Wednesday 5 August 2015

"When you're naked you can stare at anyone"

An article I wrote for the Toronto Observer/East York Observer, published on February 13th.
Scott Koza sits on a stool in the corner of the room, completely still. He’s wearing only his socks and his briefs. It would be some time before he spoke; he was busy posing.
“I’m an observer,” he said. “When you’re naked and you stare at people, no one will ever question it.”
Koza’s work posing gives art students at Centennial College’s Story Arts Centre a chance to learn life drawing.
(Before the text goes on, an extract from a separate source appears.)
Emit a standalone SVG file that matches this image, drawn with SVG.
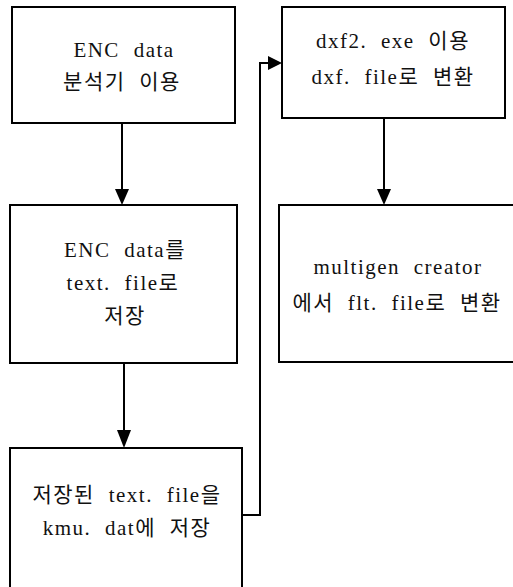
<svg xmlns="http://www.w3.org/2000/svg" width="513" height="587" viewBox="0 0 513 587">
<style>
.box{fill:#fff;stroke:#000;stroke-width:2}
.t{font-family:"Liberation Serif","Noto Sans CJK KR",serif;font-size:21px;fill:#111;text-anchor:middle;word-spacing:7px;letter-spacing:1.5px}
.c{fill:none;stroke:#000;stroke-width:2}
</style>
<rect width="513" height="587" fill="#fff"/>
<g id="connectors">
<path class="c" d="M122,123 V189"/>
<path d="M115,189 L129,189 L122,205 Z"/>
<path class="c" d="M124,363 V430"/>
<path d="M117,430 L131,430 L124,448 Z"/>
<path class="c" d="M242,515 H260 V63 H268"/>
<path d="M268,56 L268,70 L282,63 Z"/>
<path class="c" d="M384,118 V189"/>
<path d="M377,189 L391,189 L384,205 Z"/>
</g>
<g id="n1">
<rect class="box" x="12" y="7" width="223" height="116"/>
<text class="t" x="124" y="57">ENC data</text>
<text class="t" x="122" y="89">분석기 이용</text>
</g>
<g id="n2">
<rect class="box" x="10" y="205" width="227" height="158"/>
<text class="t" x="125" y="257">ENC data를</text>
<text class="t" x="123" y="290">text. file로</text>
<text class="t" x="125" y="323">저장</text>
</g>
<g id="n3">
<rect class="box" x="10" y="448" width="232" height="150"/>
<text class="t" x="127" y="502">저장된 text. file을</text>
<text class="t" x="127" y="535">kmu. dat에 저장</text>
</g>
<g id="n4">
<rect class="box" x="282" y="7" width="223" height="111"/>
<text class="t" x="393" y="48">dxf2. exe 이용</text>
<text class="t" x="393" y="84">dxf. file로 변환</text>
</g>
<g id="n5">
<rect class="box" x="279" y="205" width="240" height="157"/>
<text class="t" x="398" y="274">multigen creator</text>
<text class="t" x="397" y="310">에서 flt. file로 변환</text>
</g>
</svg>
David McClyment, a Centennial fine arts teacher, leads the course.
“(Life drawing is) code for drawing people naked.”
McClyment explained that life drawing helps artists sharpen their hand-eye co-ordination by drawing a model who is posing in front of them.
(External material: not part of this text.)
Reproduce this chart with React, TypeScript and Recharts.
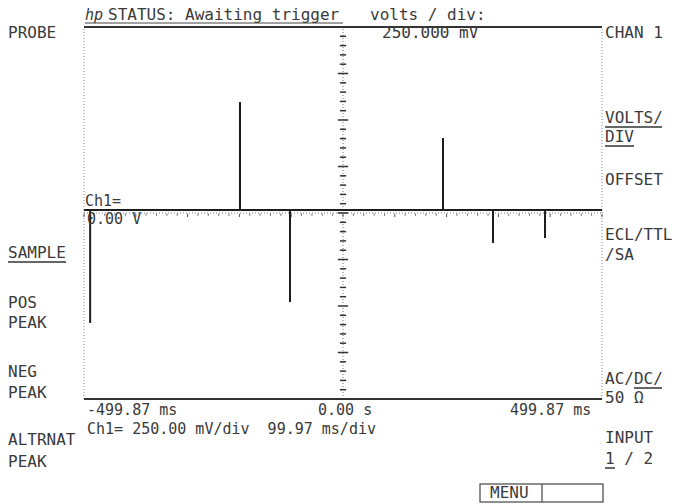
import React from "react";
import { LineChart, Line, XAxis, YAxis, ReferenceLine } from "recharts";

const TIME_MIN = -499.87;
const TIME_MAX = 499.87;
const TIME_PER_DIV = 99.97;
const VOLT_PER_DIV = 0.25;
const baselineVolts = 0.016;
const spikeTimes = [-488, -198.8, -102.3, 193, 289.5, 389.9];
const spikeVolts = [-0.591, 0.597, -0.478, 0.403, -0.161, -0.134];

const leftLabels = ["PROBE", "SAMPLE", "POS", "PEAK", "NEG", "PEAK", "ALTRNAT", "PEAK"];
const rightLabels = ["CHAN 1", "VOLTS/", "DIV", "OFFSET", "ECL/TTL", "/SA", "AC/DC/", "50 Ω", "INPUT", "1 / 2"];
const bottomTimeLabels = ["-499.87 ms", "0.00 s", "499.87 ms"];
const statusText = "STATUS: Awaiting trigger";
const voltsTitle = "volts / div:";
const voltsValue = "250.000 mV";
const scaleLine = "Ch1= 250.00 mV/div  99.97 ms/div";

// trace built from spikes
const trace: { t: number; v: number }[] = [{ t: TIME_MIN, v: baselineVolts }];
spikeTimes.forEach((t, i) => {
  trace.push({ t, v: baselineVolts });
  trace.push({ t, v: spikeVolts[i] });
  trace.push({ t, v: baselineVolts });
});
trace.push({ t: TIME_MAX, v: baselineVolts });

// graticule minor ticks (1/5 division)
const vTicks: number[] = [];
for (let k = -40; k <= 40; k++) vTicks.push((k * VOLT_PER_DIV) / 5);
const hTicks: number[] = [];
for (let k = -25; k <= 25; k++) hTicks.push((k * TIME_PER_DIV) / 5);

const FONT = "'DejaVu Sans Mono', 'Liberation Mono', monospace";
const TXT = "#3a3a3a";

const T = ({ x, y, children, size = 16 }: any) => (
  <text x={x} y={y} fontFamily={FONT} fontSize={size} fill={TXT} style={{ whiteSpace: "pre" }}>
    {children}
  </text>
);

export default function App() {
  return (
    <div style={{ position: "absolute", left: 0, top: 0, width: 673, height: 504, background: "#fff" }}>
      <LineChart
        width={673}
        height={504}
        data={trace}
        margin={{ top: 27, right: 71, bottom: 105, left: 84 }}
      >
        <XAxis dataKey="t" type="number" domain={[TIME_MIN, TIME_MAX]} allowDataOverflow hide />
        <YAxis type="number" domain={[-1, 1]} allowDataOverflow hide />
        {/* borders */}
        <ReferenceLine x={TIME_MIN} stroke="#888" strokeDasharray="1 2" />
        <ReferenceLine x={TIME_MAX} stroke="#888" strokeDasharray="1 2" />
        <ReferenceLine x={0} stroke="#777" strokeDasharray="1 2" />
        <ReferenceLine y={0} stroke="#777" strokeDasharray="1 2" />
        <ReferenceLine y={1} stroke="#333" strokeWidth={2} />
        <ReferenceLine y={-1} stroke="#333" strokeWidth={2} />
        {vTicks.map((v, i) => {
          const major = i % 5 === 0;
          const w = major ? 10 : 6;
          return (
            <ReferenceLine
              key={"vt" + i}
              segment={[{ x: -w, y: v }, { x: w, y: v }]}
              stroke="#333"
              strokeWidth={1.5}
            />
          );
        })}
        {hTicks.map((t, i) => {
          const major = i % 5 === 0;
          return (
            <ReferenceLine
              key={"ht" + i}
              segment={[{ x: t, y: -0.004 }, { x: t, y: major ? -0.022 : -0.014 }]}
              stroke="#555"
              strokeWidth={1}
            />
          );
        })}
        <Line
          dataKey="v"
          type="linear"
          stroke="#1e1e1e"
          strokeWidth={2}
          dot={false}
          isAnimationActive={false}
        />
      </LineChart>
      <svg
        width={673}
        height={504}
        style={{ position: "absolute", left: 0, top: 0, pointerEvents: "none" }}
      >
        {/* header */}
        <text x={85} y={20} fontFamily={FONT} fontSize={15} fontStyle="italic" fill={TXT}>hp</text>
        <T x={108} y={20}>{statusText}</T>
        <line x1={85} y1={23} x2={343} y2={23} stroke="#444" strokeWidth={1} />
        <T x={370} y={20}>{voltsTitle}</T>
        <T x={382} y={38}>{voltsValue}</T>
        {/* left softkeys */}
        <T x={8} y={38}>{leftLabels[0]}</T>
        <T x={8} y={258}>{leftLabels[1]}</T>
        <line x1={8} y1={262} x2={66} y2={262} stroke="#333" strokeWidth={1.5} />
        <T x={8} y={308}>{leftLabels[2]}</T>
        <T x={8} y={328}>{leftLabels[3]}</T>
        <T x={8} y={377}>{leftLabels[4]}</T>
        <T x={8} y={398}>{leftLabels[5]}</T>
        <T x={8} y={445}>{leftLabels[6]}</T>
        <T x={8} y={467}>{leftLabels[7]}</T>
        {/* right softkeys */}
        <T x={605} y={38}>{rightLabels[0]}</T>
        <T x={605} y={123}>{rightLabels[1]}</T>
        <line x1={605} y1={127} x2={662} y2={127} stroke="#333" strokeWidth={1.5} />
        <T x={605} y={142}>{rightLabels[2]}</T>
        <line x1={605} y1={146} x2={634} y2={146} stroke="#333" strokeWidth={1.5} />
        <T x={605} y={185}>{rightLabels[3]}</T>
        <T x={605} y={240}>{rightLabels[4]}</T>
        <T x={605} y={260}>{rightLabels[5]}</T>
        <T x={605} y={384}>{rightLabels[6]}</T>
        <line x1={634} y1={388} x2={662} y2={388} stroke="#333" strokeWidth={1.5} />
        <T x={605} y={403}>{rightLabels[7]}</T>
        <T x={605} y={443}>{rightLabels[8]}</T>
        <T x={605} y={464}>{rightLabels[9]}</T>
        <line x1={605} y1={468} x2={615} y2={468} stroke="#333" strokeWidth={1.5} />
        {/* in-plot labels */}
        <T x={85} y={206} size={15}>Ch1=</T>
        <T x={87} y={224} size={15}>0.00 V</T>
        {/* bottom */}
        <T x={87} y={415} size={15}>{bottomTimeLabels[0]}</T>
        <T x={318} y={415} size={15}>{bottomTimeLabels[1]}</T>
        <T x={510} y={415} size={15}>{bottomTimeLabels[2]}</T>
        <T x={87} y={434} size={15}>{scaleLine}</T>
        {/* menu box */}
        <rect x={480} y={484} width={123} height={18} fill="none" stroke="#444" strokeWidth={1.2} />
        <line x1={542} y1={484} x2={542} y2={502} stroke="#444" strokeWidth={1.2} />
        <T x={490} y={498}>MENU</T>
      </svg>
    </div>
  );
}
A life-drawer's sketch of the night's life model at Centennial College's Open Drawing Studio.

Scott Koza, 27, modelled for the first time when he was 17 because the original model didn’t show up.
“It was completely terrifying,” he recalled. “I was super red. … It was embarrassing.”
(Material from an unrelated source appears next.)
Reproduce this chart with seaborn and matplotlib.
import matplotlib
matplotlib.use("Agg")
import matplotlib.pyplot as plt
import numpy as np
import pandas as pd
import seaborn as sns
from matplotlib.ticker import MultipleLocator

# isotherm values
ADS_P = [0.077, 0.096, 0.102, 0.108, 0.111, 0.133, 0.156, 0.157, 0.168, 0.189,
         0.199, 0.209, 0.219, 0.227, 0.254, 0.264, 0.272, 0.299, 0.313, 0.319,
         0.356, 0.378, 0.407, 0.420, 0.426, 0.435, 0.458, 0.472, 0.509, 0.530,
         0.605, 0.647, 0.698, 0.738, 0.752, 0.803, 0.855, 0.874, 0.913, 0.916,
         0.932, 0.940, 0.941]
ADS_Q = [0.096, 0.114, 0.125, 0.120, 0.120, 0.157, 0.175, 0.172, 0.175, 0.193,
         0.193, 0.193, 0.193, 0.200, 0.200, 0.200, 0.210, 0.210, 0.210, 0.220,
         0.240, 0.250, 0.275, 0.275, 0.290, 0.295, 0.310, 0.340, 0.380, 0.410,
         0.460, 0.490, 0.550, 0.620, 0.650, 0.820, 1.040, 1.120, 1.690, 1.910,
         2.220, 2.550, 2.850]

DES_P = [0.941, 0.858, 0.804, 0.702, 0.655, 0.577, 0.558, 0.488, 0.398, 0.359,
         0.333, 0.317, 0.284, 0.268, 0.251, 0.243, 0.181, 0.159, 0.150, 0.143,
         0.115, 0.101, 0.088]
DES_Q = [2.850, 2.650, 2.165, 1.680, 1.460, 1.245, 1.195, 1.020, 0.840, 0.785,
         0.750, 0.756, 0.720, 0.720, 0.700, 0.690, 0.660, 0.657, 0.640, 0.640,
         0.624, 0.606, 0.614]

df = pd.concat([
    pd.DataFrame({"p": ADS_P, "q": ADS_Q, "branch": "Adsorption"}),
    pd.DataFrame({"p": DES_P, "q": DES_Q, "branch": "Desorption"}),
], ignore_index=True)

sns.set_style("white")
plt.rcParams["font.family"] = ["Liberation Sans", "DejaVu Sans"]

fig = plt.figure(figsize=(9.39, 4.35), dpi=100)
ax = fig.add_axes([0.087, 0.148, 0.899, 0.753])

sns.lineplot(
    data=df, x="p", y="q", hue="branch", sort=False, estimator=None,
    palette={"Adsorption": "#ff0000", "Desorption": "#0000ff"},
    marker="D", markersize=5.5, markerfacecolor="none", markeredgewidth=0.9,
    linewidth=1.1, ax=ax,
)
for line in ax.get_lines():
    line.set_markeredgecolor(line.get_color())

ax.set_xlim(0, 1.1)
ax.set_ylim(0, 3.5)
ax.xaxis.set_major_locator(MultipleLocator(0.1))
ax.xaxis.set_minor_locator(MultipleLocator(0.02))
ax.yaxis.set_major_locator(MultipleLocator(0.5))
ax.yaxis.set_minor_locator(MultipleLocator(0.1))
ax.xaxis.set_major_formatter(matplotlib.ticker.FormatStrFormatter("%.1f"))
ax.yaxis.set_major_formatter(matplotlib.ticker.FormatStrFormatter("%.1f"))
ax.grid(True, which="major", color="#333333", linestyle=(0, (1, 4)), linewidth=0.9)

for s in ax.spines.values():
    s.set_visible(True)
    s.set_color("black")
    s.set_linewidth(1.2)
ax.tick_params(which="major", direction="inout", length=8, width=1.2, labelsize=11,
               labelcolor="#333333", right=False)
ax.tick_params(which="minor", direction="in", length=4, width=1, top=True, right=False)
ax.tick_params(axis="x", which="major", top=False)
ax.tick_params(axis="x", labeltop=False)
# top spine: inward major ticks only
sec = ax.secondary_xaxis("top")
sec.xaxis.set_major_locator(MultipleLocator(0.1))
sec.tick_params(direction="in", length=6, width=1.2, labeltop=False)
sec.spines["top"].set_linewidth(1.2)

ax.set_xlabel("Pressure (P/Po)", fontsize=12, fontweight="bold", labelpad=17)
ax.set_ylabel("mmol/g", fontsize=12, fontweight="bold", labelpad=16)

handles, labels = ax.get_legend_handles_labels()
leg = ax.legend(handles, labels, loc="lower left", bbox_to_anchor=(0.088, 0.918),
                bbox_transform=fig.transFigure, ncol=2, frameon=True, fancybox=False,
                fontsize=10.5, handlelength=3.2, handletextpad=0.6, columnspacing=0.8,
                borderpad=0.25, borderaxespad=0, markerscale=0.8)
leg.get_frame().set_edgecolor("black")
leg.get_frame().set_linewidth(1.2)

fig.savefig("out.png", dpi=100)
He pointed out that most people who become life models are artists themselves or dancers or musicians who become comfortable with it after repeat sessions. Koza was a fine arts student himself for five years and did life modelling part-time to help pay for school.
He admitted that at first he was very conscious of his body and curious as to what he looked like to other people. Becoming comfortable with one’s body is a “process” he explained.
“(It’s) super liberating,” he said. “Just learning to love yourself and really accept your body.”
McClyment recognizes the intensive effort required for modelling.
“What most people don’t recognize is that it’s rigorously physical and rigorously mental,” he said.
“If I work three classes, that’s like nine hours of yoga Pilates a day,” Koza said. “I learned more in two years of full-time modeling than I ever did in four years of art school.”
McClyment thinks that life-drawing studios can also help artists retreat into their own minds. He described it as “totally Zen,” and said that it allows artists to “draw like no one’s looking.”
McClyment organizes a weekly life-drawing studio at Centennial that’s open to the public. He said students enjoy open drawing because there’s no evaluation.
“The hardest thing about drawing is turning your brain off,” he said.